> _Provided material_
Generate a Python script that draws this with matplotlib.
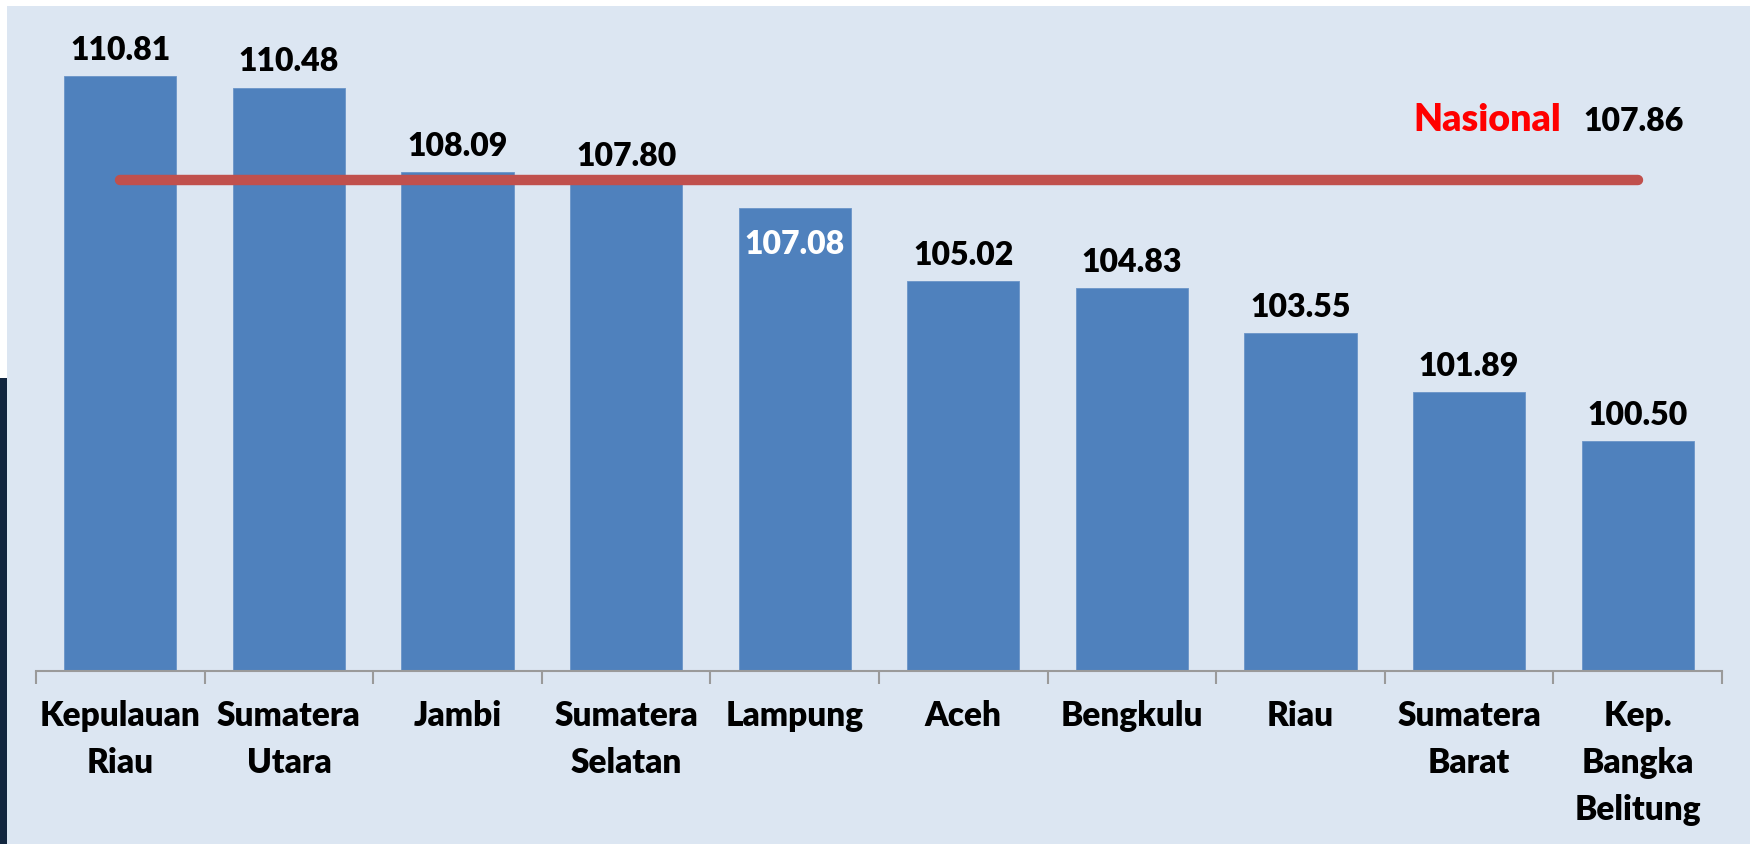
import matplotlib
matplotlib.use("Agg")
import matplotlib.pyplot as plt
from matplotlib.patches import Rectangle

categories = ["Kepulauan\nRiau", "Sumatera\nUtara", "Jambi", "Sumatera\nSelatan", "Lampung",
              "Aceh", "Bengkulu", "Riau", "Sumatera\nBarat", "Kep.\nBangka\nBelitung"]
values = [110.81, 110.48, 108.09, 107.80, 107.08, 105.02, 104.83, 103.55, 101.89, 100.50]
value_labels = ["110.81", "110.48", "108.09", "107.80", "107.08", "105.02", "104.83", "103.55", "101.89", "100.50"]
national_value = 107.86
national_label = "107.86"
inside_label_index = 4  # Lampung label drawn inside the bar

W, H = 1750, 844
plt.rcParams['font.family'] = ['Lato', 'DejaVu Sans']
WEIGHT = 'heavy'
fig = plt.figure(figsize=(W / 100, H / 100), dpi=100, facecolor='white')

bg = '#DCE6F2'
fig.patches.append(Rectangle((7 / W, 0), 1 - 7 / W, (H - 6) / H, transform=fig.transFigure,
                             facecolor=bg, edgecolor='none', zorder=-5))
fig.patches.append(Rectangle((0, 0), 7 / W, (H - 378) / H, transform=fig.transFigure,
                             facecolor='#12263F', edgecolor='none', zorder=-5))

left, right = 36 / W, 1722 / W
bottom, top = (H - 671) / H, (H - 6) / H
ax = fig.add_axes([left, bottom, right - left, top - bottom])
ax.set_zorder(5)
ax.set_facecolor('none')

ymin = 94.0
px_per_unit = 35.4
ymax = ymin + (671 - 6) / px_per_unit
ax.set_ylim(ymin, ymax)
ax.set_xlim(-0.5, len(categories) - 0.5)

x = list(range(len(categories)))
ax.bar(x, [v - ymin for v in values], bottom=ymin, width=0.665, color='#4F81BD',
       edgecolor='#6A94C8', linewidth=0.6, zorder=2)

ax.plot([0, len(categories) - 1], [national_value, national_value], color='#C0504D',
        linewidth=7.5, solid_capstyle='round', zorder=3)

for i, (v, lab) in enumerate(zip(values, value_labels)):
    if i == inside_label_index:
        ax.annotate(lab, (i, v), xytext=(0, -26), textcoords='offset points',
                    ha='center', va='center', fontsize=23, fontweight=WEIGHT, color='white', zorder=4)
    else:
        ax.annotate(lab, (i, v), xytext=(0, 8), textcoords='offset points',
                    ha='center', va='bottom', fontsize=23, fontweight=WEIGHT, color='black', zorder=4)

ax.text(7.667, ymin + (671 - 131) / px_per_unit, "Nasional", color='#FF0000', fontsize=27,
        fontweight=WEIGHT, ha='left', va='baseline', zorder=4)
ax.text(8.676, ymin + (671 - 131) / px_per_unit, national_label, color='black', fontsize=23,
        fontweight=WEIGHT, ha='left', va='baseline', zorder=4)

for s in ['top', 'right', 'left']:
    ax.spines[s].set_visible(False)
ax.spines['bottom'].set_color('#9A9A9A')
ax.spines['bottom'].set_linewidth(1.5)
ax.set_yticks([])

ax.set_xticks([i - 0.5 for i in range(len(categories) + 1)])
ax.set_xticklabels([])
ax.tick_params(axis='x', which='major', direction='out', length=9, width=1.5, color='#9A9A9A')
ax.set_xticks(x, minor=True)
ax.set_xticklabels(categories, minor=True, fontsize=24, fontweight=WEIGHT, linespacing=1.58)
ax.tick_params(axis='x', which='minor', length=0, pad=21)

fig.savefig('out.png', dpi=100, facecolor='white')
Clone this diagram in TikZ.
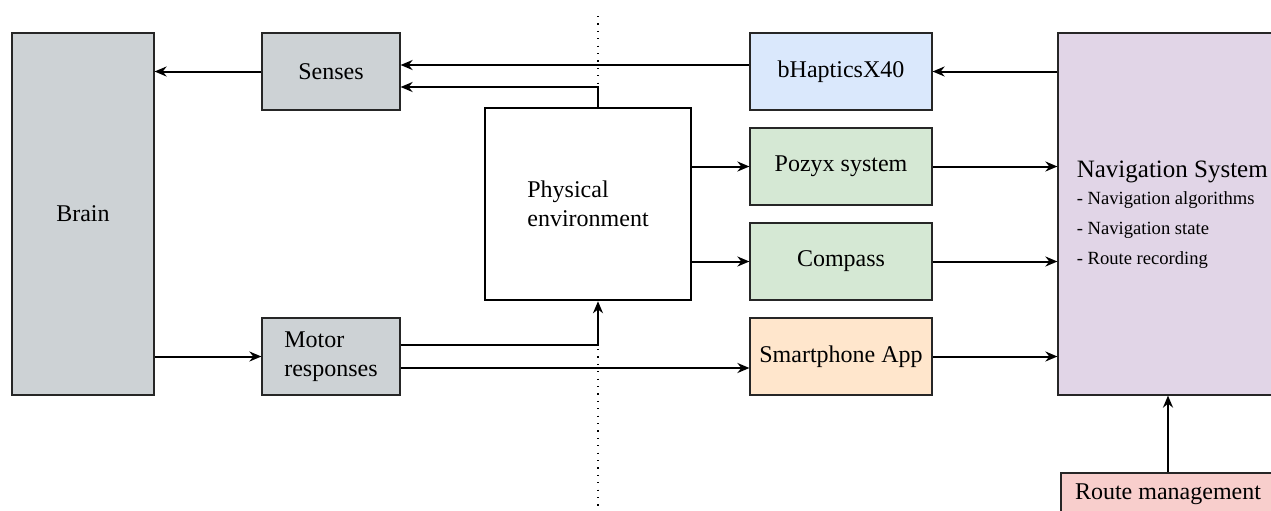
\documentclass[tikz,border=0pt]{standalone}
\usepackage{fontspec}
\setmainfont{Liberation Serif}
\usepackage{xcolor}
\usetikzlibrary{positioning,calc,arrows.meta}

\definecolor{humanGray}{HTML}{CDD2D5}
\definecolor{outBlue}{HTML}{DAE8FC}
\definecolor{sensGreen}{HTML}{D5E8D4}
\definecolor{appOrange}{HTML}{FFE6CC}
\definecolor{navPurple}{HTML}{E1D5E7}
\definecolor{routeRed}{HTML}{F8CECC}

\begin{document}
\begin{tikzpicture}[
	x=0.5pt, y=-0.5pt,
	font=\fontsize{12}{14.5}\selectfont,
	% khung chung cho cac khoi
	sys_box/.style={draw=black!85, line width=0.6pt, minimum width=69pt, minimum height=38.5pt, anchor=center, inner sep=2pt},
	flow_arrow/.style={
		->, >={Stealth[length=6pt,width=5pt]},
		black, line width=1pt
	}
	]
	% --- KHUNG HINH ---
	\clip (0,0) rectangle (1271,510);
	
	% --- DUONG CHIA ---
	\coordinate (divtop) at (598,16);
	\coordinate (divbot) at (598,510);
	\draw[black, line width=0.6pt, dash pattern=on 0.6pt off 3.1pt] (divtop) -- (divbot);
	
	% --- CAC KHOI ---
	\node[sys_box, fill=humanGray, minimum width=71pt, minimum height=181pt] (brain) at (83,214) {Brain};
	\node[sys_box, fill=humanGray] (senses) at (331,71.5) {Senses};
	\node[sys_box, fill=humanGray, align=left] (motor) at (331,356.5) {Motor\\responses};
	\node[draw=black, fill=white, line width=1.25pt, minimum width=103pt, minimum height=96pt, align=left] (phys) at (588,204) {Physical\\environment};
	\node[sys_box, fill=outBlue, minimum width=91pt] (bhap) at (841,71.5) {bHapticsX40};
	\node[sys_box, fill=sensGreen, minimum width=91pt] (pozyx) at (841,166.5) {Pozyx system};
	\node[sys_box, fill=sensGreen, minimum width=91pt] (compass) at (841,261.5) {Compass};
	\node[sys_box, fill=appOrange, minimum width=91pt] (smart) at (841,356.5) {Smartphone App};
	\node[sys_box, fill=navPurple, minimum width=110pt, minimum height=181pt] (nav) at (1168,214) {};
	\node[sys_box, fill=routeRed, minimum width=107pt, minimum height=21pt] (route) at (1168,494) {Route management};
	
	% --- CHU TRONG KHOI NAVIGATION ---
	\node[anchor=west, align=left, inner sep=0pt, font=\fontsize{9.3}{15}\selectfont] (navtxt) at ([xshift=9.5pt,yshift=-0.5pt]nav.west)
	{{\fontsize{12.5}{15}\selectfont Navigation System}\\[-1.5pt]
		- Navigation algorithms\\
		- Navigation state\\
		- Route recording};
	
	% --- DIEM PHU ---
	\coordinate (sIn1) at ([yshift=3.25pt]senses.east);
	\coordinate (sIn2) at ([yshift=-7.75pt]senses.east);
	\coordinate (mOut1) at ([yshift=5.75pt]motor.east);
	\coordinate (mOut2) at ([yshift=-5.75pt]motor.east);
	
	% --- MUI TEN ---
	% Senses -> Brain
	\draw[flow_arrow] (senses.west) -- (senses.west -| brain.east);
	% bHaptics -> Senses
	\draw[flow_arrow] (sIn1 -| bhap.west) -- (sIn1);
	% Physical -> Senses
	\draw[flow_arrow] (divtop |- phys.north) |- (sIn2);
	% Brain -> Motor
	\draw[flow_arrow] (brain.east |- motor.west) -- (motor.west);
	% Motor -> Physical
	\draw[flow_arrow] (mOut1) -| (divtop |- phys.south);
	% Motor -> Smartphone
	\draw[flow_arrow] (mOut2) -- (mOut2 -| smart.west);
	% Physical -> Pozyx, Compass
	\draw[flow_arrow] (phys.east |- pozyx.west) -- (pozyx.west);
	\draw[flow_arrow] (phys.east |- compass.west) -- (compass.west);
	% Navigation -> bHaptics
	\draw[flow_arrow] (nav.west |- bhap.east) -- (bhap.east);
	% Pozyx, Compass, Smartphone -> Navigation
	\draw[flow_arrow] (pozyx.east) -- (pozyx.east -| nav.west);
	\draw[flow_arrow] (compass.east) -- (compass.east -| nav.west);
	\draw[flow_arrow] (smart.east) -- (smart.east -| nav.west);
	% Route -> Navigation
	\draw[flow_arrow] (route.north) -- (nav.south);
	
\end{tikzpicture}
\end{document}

> _Required work_
Starting at the top of the listing above, please restate word for word each line up to and including the one that holds "from matplotlib.patches import Rectangle", omitting every image.

> _Exercise solution_
Generate a Python script that draws this with matplotlib.
import matplotlib
matplotlib.use("Agg")
import matplotlib.pyplot as plt
from matplotlib.patches import Rectangle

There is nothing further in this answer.